In the zone: Appalachian region could become a major center of petrochemicals and plastics manufacturing
With its abundant energy resources and proximity to manufacturing markets, the Appalachian Region is poised to become a major center of petrochemical and plastics products manufacturing in the United States, similar to the Gulf Coast, according to a recent report from the American Chemistry Council (ACC).
ACC’s report, The Potential Economic Benefits of an Appalachian Petrochemical Industry, found that the quad-state region of West Virginia, Pennsylvania, Ohio and Kentucky could become a star player in America’s chemical manufacturing renaissance.
The basic building blocks of innovation
Ethane and propane are natural gas liquids (NGLs) found in shale formations. They’re also key raw materials that U.S. chemical manufacturers rely on to create materials and solutions used in countless products that make our lives safer, healthier, more comfortable and more convenient.
That’s a big reason why America’s shale gas resources have been able to make the United States the most attractive place in the world to invest in chemical manufacturing – driving a manufacturing revival of the sort we have not seen in decades.
Thanks to abundant, affordable domestic natural gas, $185 billion in new chemical industry investment has been announced nationwide, supporting 310 projects including new factories, expansions and restarts of facilities shuttered during the recession. The investment will translate into an estimated 821,000 permanent new jobs by 2025.

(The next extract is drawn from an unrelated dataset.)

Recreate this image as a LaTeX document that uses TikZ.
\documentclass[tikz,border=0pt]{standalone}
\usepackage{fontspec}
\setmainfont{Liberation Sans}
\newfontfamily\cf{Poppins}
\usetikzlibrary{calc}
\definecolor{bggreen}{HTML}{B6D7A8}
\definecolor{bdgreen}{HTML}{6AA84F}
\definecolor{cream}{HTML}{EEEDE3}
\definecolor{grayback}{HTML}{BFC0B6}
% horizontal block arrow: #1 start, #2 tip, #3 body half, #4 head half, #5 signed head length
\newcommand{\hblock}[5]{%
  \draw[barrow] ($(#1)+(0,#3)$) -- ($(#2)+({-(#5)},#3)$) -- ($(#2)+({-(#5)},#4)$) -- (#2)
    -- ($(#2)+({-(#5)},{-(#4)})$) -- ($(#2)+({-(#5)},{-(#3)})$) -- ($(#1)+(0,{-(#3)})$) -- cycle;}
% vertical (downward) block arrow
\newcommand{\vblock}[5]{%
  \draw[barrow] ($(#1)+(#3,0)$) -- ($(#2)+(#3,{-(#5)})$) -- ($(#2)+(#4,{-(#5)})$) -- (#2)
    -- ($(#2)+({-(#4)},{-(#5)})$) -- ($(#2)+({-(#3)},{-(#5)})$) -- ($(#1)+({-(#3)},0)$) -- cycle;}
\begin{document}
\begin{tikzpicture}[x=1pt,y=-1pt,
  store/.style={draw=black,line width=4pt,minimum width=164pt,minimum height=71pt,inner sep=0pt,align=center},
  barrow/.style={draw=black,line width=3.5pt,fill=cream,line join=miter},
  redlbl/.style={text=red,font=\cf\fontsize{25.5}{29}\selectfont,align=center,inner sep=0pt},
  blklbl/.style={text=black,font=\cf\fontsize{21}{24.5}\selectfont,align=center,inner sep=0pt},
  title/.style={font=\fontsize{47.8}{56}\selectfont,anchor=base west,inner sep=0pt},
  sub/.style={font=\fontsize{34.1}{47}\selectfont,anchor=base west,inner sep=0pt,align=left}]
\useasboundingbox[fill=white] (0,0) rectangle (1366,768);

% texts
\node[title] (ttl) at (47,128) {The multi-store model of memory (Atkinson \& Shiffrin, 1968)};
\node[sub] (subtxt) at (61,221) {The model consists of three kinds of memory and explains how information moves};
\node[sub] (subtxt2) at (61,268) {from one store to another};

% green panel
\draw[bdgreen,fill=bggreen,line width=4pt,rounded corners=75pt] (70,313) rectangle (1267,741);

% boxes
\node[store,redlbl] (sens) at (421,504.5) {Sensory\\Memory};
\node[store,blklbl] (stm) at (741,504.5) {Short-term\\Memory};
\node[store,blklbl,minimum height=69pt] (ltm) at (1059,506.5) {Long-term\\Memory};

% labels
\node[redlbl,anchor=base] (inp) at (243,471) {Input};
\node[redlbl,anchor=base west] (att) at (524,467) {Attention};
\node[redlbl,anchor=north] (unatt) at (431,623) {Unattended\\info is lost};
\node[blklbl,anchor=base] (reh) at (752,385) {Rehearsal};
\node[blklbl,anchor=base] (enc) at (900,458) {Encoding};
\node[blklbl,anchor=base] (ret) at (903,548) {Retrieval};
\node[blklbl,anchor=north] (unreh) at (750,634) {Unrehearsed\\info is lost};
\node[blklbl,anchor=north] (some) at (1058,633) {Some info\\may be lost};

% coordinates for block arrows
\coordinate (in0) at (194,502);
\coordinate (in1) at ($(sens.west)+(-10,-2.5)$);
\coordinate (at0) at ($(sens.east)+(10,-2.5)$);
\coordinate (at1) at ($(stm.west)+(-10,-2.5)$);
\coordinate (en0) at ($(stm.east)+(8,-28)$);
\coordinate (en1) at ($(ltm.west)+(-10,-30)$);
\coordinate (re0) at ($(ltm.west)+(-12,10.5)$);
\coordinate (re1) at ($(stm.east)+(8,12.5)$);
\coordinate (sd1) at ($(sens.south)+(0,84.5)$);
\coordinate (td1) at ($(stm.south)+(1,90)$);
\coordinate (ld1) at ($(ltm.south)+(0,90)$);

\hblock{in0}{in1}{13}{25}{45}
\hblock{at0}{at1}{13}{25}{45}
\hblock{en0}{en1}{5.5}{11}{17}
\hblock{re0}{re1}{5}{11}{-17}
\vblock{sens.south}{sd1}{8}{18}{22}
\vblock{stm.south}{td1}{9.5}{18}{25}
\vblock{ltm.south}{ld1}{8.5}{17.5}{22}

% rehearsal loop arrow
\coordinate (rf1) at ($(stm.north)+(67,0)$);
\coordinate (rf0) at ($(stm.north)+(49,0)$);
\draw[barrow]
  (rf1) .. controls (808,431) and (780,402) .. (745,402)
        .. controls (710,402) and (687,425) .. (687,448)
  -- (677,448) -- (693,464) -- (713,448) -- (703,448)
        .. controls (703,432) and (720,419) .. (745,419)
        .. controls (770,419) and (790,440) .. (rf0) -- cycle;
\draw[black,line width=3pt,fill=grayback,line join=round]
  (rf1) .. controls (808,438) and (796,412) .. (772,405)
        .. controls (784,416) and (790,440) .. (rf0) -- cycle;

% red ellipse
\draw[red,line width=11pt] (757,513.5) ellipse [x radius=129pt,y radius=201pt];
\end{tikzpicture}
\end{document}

Historic opportunity for Appalachian region
Much of the new chemical industry activity announced so far has been concentrated on the Gulf Coast, longtime center of the U.S. chemical industry. The Appalachian region could be next to join in.
ACC’s report projects that much-needed jobs and tax revenue could come to the quad-state region. We’re talking about 100,000 permanent jobs, including 25,700 new chemical and plastic products manufacturing jobs, 43,000 jobs in supplier industries, and 32,000 ‘payroll-induced’ jobs in communities where workers spend their wages. The new investment could also lead to $2.9 billion in new federal, state, and local tax revenue annually.
Several companies have already announced investment projects, and there is potential for a great deal more.
New energy infrastructure is the missing link
A major Appalachian petrochemical industry won’t just happen. There needs to be a way to store and transport NGLs and chemicals. Only then will manufacturers have ready access to the resources needed to develop a community of petrochemical and derivative producers and support a supply chain of industries throughout the region.
What’s needed is the Appalachian Storage and Distribution Hub — an NGL storage facility and pipeline distribution network. In ACC’s report, we present a hypothetical scenario that includes the development of a storage hub for NGLs and chemicals, a 500-mile distribution network, petrochemical and plastics manufacturing and potentially other energy infrastructure and manufacturing.
Policymakers must do their part
Private industry can develop the Hub, but Congress and the Administration need to help get things started:
- Uncertainty around financing is a key barrier to the development of energy infrastructure in the Appalachian region. Policymakers must affirm that the Hub is eligible for existing private-public financing programs.
- As Congress and the Administration consider infrastructure modernization legislation, the Appalachian Hub should be a priority.
- Ensuring a timely and efficient regulatory permitting process is essential.
Fortunately, lawmakers in the region are on the case. Legislation introduced in May, the Appalachian Ethane Storage Hub Study Act of 2017 (S. 1075), is a great step forward. It will inform efforts to maximize America’s domestic energy and manufacturing potential — showing the benefits of such a project and guiding future energy and infrastructure policy while helping to spur private investment. The bipartisan bill is sponsored by Senator Shelley Moore Capito (R-W.Va.) and co-sponsored by Senators Joe Manchin (D-W.Va.) and Rob Portman (R-Ohio). In the House, Rep. David McKinley (R-W.Va.) introduced a companion bill that is co-sponsored by Reps. Evan Jenkins (R-W.Va.), Alex Mooney (R-W.Va.), Tim Murphy (R-Pa.), and Bill Johnson (R-Ohio).
Earlier this month, Senators Capito and Manchin introduced the Capitalizing American Storage Potential (CASP) Act (S. 1337). The legislation would make a regional storage hub eligible for the U.S. Department of Energy’s successful Title XVII loan guarantee program. Also in June, Senator Capito introduced the Appalachian Energy and Manufacturing Infrastructure Revitalization Act (S. 1340). It will help streamline the federal permitting process for an Appalachian energy hub. We agree that the Hub should be designated a “critical energy infrastructure” project eligible for expedited federal permitting.
Next steps
As a nation or a region, we often know where we want to go, but not how to get there. That’s not the problem here. For decades, those who live in and study the Appalachian region have envisioned a thriving center of manufacturing activity. And they know that energy infrastructure — the Hub — will be critical to unlocking the opportunity. Let’s get moving!